Farm and Ranch Living Magazine
A ranch dog is a dog for working. That’s what I was taught growing up, along with adages like “the stock eat before you do” and “don’t turn the cows into pets.” But none of the old rules seemed to apply to Mouse.
The size of a loaf of bread, the Chihuahua-pug mix was an unlikely addition to our pack of stock dogs. But a cousin couldn’t keep her, and my normally stoic parents were besotted from the first time they picked Mouse up and she gave her customary grunt of greeting, wagging her thin tail and licking their fingers.
My brother and I were similarly entranced—if a little baffled by the way my parents fawned over her. Mouse had free reign, while the stock dogs were tied up at their kennels. She tip-tapped behind as Mom finished the morning chores. Sometimes the mud in the corrals was so high that Mom would have to pick Mouse up before she sank, but the dog always contributed to the daily work: barking at sheep, trembling as the horse snorted and bent to eat his alfalfa, chasing the barn cats. The only time she refused to do the rounds was when Mom put a little raincoat on her. Then, Mouse stayed on the porch as if ashamed to be seen by the working dogs.

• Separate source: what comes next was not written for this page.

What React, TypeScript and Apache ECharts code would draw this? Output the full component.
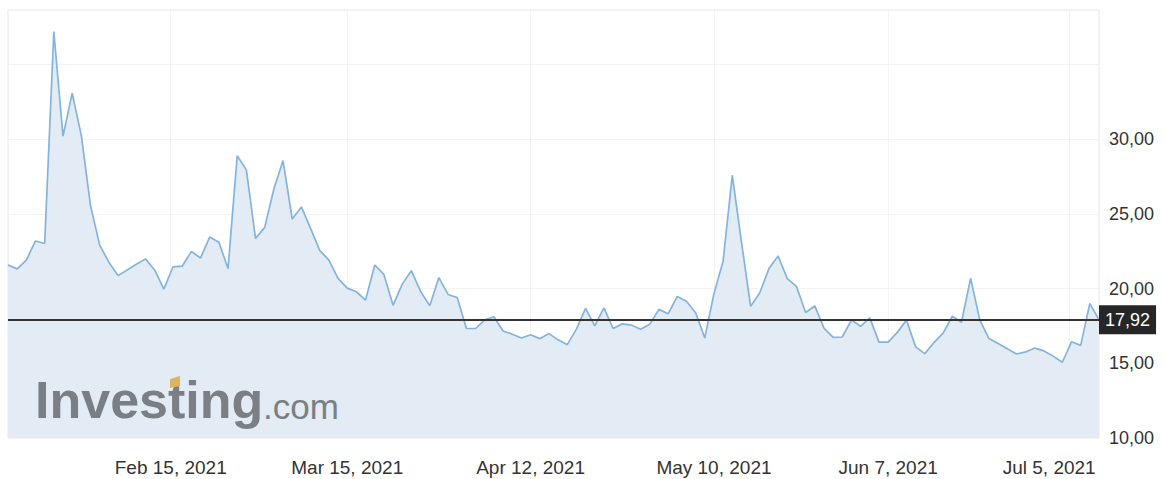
import React, { useEffect, useRef } from "react";
import * as echarts from "echarts";

const dates: string[] = [
  "2021-01-20", "2021-01-21", "2021-01-22", "2021-01-25", "2021-01-26", "2021-01-27", "2021-01-28", "2021-01-29",
  "2021-02-01", "2021-02-02", "2021-02-03", "2021-02-04", "2021-02-05", "2021-02-08", "2021-02-09", "2021-02-10", "2021-02-11", "2021-02-12",
  "2021-02-16", "2021-02-17", "2021-02-18", "2021-02-19", "2021-02-22", "2021-02-23", "2021-02-24", "2021-02-25", "2021-02-26",
  "2021-03-01", "2021-03-02", "2021-03-03", "2021-03-04", "2021-03-05", "2021-03-08", "2021-03-09", "2021-03-10", "2021-03-11", "2021-03-12",
  "2021-03-15", "2021-03-16", "2021-03-17", "2021-03-18", "2021-03-19", "2021-03-22", "2021-03-23", "2021-03-24", "2021-03-25", "2021-03-26",
  "2021-03-29", "2021-03-30", "2021-03-31",
  "2021-04-01", "2021-04-02", "2021-04-05", "2021-04-06", "2021-04-07", "2021-04-08", "2021-04-09", "2021-04-12", "2021-04-13", "2021-04-14",
  "2021-04-15", "2021-04-16", "2021-04-19", "2021-04-20", "2021-04-21", "2021-04-22", "2021-04-23", "2021-04-26", "2021-04-27", "2021-04-28",
  "2021-04-29", "2021-04-30",
  "2021-05-03", "2021-05-04", "2021-05-05", "2021-05-06", "2021-05-07", "2021-05-10", "2021-05-11", "2021-05-12", "2021-05-13", "2021-05-14",
  "2021-05-17", "2021-05-18", "2021-05-19", "2021-05-20", "2021-05-21", "2021-05-24", "2021-05-25", "2021-05-26", "2021-05-27", "2021-05-28",
  "2021-06-01", "2021-06-02", "2021-06-03", "2021-06-04", "2021-06-07", "2021-06-08", "2021-06-09", "2021-06-10", "2021-06-11", "2021-06-14",
  "2021-06-15", "2021-06-16", "2021-06-17", "2021-06-18", "2021-06-21", "2021-06-22", "2021-06-23", "2021-06-24", "2021-06-25", "2021-06-28",
  "2021-06-29", "2021-06-30",
  "2021-07-01", "2021-07-02", "2021-07-06", "2021-07-07", "2021-07-08", "2021-07-09",
];

const values: number[] = [
  21.58, 21.32, 21.91, 23.19, 23.02, 37.21, 30.21, 33.09,
  30.24, 25.56, 22.91, 21.77, 20.87, 21.24, 21.63, 21.99, 21.25, 19.97,
  21.46, 21.5, 22.49, 22.05, 23.45, 23.11, 21.34, 28.89, 27.95,
  23.35, 24.1, 26.67, 28.57, 24.66, 25.47, 24.03, 22.56, 21.91, 20.69,
  20.03, 19.79, 19.23, 21.58, 20.95, 18.88, 20.3, 21.2, 19.81, 18.86,
  20.74, 19.61, 19.4,
  17.33, 17.33, 17.91, 18.12, 17.16, 16.95, 16.69, 16.91, 16.65, 16.99,
  16.57, 16.25, 17.29, 18.68, 17.5, 18.71, 17.33, 17.64, 17.56, 17.28,
  17.61, 18.61,
  18.31, 19.48, 19.15, 18.39, 16.69, 19.66, 21.84, 27.59, 23.13, 18.81,
  19.72, 21.34, 22.18, 20.67, 20.15, 18.4, 18.84, 17.36, 16.74, 16.76,
  17.9, 17.48, 18.04, 16.42, 16.42, 17.07, 17.89, 16.1, 15.65, 16.39,
  17.02, 18.15, 17.75, 20.7, 17.89, 16.66, 16.32, 15.97, 15.62, 15.76,
  16.02, 15.83,
  15.48, 15.07, 16.44, 16.2, 19.0, 17.92,
];

const tickDates: string[] = ["2021-02-15", "2021-03-15", "2021-04-12", "2021-05-10", "2021-06-07", "2021-07-05"];
const yLabelValues: number[] = [10, 15, 20, 25, 30];
const monthNames: string[] = ["Jan", "Feb", "Mar", "Apr", "May", "Jun", "Jul", "Aug", "Sep", "Oct", "Nov", "Dec"];

const FONT = '"Liberation Sans", Arial, Helvetica, sans-serif';

function tickPosition(d: string): number {
  const t = Date.parse(d);
  for (let i = 0; i < dates.length; i++) {
    const ti = Date.parse(dates[i]);
    if (ti === t) return i;
    if (i + 1 < dates.length) {
      const tn = Date.parse(dates[i + 1]);
      if (ti < t && t < tn) return i + (t - ti) / (tn - ti);
    }
  }
  return 0;
}

function formatDate(d: string): string {
  const [y, m, day] = d.split("-").map((s) => parseInt(s, 10));
  return `${monthNames[m - 1]} ${day}, ${y}`;
}

const fmtNum = (v: number) => v.toFixed(2).replace(".", ",");

export default function App() {
  const ref = useRef<HTMLDivElement>(null);

  useEffect(() => {
    if (!ref.current) return;
    const chart = echarts.init(ref.current, undefined, { renderer: "svg" });
    const ticks = tickDates.map((d) => ({ pos: tickPosition(d), label: formatDate(d) }));
    const tickPos = ticks.map((t) => t.pos);
    const last = values[values.length - 1];

    chart.setOption({
      animation: false,
      backgroundColor: "#ffffff",
      textStyle: { fontFamily: FONT },
      grid: {
        left: 8,
        right: 65,
        top: 10,
        bottom: 41,
        show: true,
        borderColor: "#e3e6ed",
        borderWidth: 1,
        backgroundColor: "transparent",
      },
      xAxis: {
        type: "value",
        min: 0,
        max: values.length - 1,
        axisLine: { show: false },
        axisTick: { show: false, customValues: tickPos },
        axisLabel: {
          customValues: tickPos,
          formatter: (v: number) => {
            const idx = ticks.findIndex((k) => Math.abs(k.pos - v) < 1e-6);
            if (idx < 0) return "";
            return idx === ticks.length - 1 ? `{end|${ticks[idx].label}}` : ticks[idx].label;
          },
          rich: {
            end: {
              color: "#333333",
              fontSize: 19,
              fontFamily: FONT,
              padding: [0, 40, 0, 0],
            },
          },
          color: "#333333",
          fontSize: 19,
          fontFamily: FONT,
          margin: 20,
        },
        splitLine: { show: true, lineStyle: { color: "#f3f3f5", width: 1 } },
      },
      yAxis: {
        type: "value",
        position: "right",
        min: 10,
        max: 38.65,
        interval: 5,
        axisLine: { show: false },
        axisTick: { show: false },
        axisLabel: {
          formatter: (v: number) => (yLabelValues.indexOf(v) >= 0 ? fmtNum(v) : ""),
          color: "#333333",
          fontSize: 18,
          fontFamily: FONT,
          margin: 10,
        },
        splitLine: { show: true, lineStyle: { color: "#f3f3f5", width: 1 } },
      },
      series: [
        {
          type: "line",
          data: values.map((v, i) => [i, v]),
          symbol: "none",
          showSymbol: false,
          lineStyle: { color: "#84b4de", width: 1.7 },
          areaStyle: { color: "#e3ecf4", opacity: 1 },
          emphasis: { disabled: true },
          markLine: {
            silent: true,
            symbol: "none",
            animation: false,
            lineStyle: { color: "#333333", width: 2, type: "solid" },
            label: {
              position: "end",
              formatter: fmtNum(last),
              color: "#ffffff",
              backgroundColor: "#262626",
              fontSize: 18,
              fontFamily: FONT,
              lineHeight: 18,
              padding: [6, 6, 5, 6],
              distance: 0,
            },
            data: [{ yAxis: last }],
          },
        },
      ],
      graphic: [
        {
          type: "text",
          x: 35,
          y: 400,
          z: 100,
          silent: true,
          style: {
            text: "Investing",
            fill: "#7a7e85",
            fontSize: 52,
            fontWeight: "bold",
            fontFamily: FONT,
            verticalAlign: "middle",
          },
        },
        {
          type: "polygon",
          z: 101,
          silent: true,
          shape: { points: [[170, 379], [180, 376], [180, 386], [170, 388]] },
          style: { fill: "#dfb45e" },
        },
        {
          type: "text",
          x: 263,
          y: 406,
          z: 100,
          silent: true,
          style: {
            text: ".com",
            fill: "#7a7e85",
            fontSize: 35,
            fontFamily: FONT,
            verticalAlign: "middle",
          },
        },
      ],
    });

    return () => chart.dispose();
  }, []);

  return (
    <div
      ref={ref}
      style={{ position: "absolute", left: 0, top: 0, width: 1164, height: 479 }}
    />
  );
}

Mouse was sneaky and possessed an iron stomach. We once returned from building a fence to find our lunches gone and the little dog sprawled out, snorting with the discomfort of being overfull. From then on, we always took her with us—even if it meant propping her up in one of our saddles while we were herding. To Mouse’s credit, she did bark at the cows, although her aggression seemed to confuse them more than anything else.
When Christmas Eve rolled around, more presents were under the tree for Mouse than for us kids. The poor stock dogs never got any presents—they weren’t even allowed in the house. And we wouldn’t be allowed to touch our stockings or presents until after chores.
On Christmas morning, we didn’t have to wait for Mom to wake us up—she was already busy shouting at Mouse. Although Santa had taken the stockings down from the fireplace, he hadn’t put them back on the mantel with care. In the night, Mouse had crawled up onto the counter and eaten every bit of our Christmas candy—and didn’t look the least bit unhappy about it. She bowed her head as Mom shouted, but went right on wagging her tail.
We couldn’t imagine finding a vet who’d be open to see her on Christmas Day, and she seemed fine—enjoying the attention as we unwrapped her many presents. Miraculously, the only side effect was some festive foil-wrapped poop.
Mouse came with us to the barn to do chores that morning, glad to escape the house. Amid the chaos, we still hadn’t opened our own gifts. After all, the stock eat before you do—unless your name is Mouse.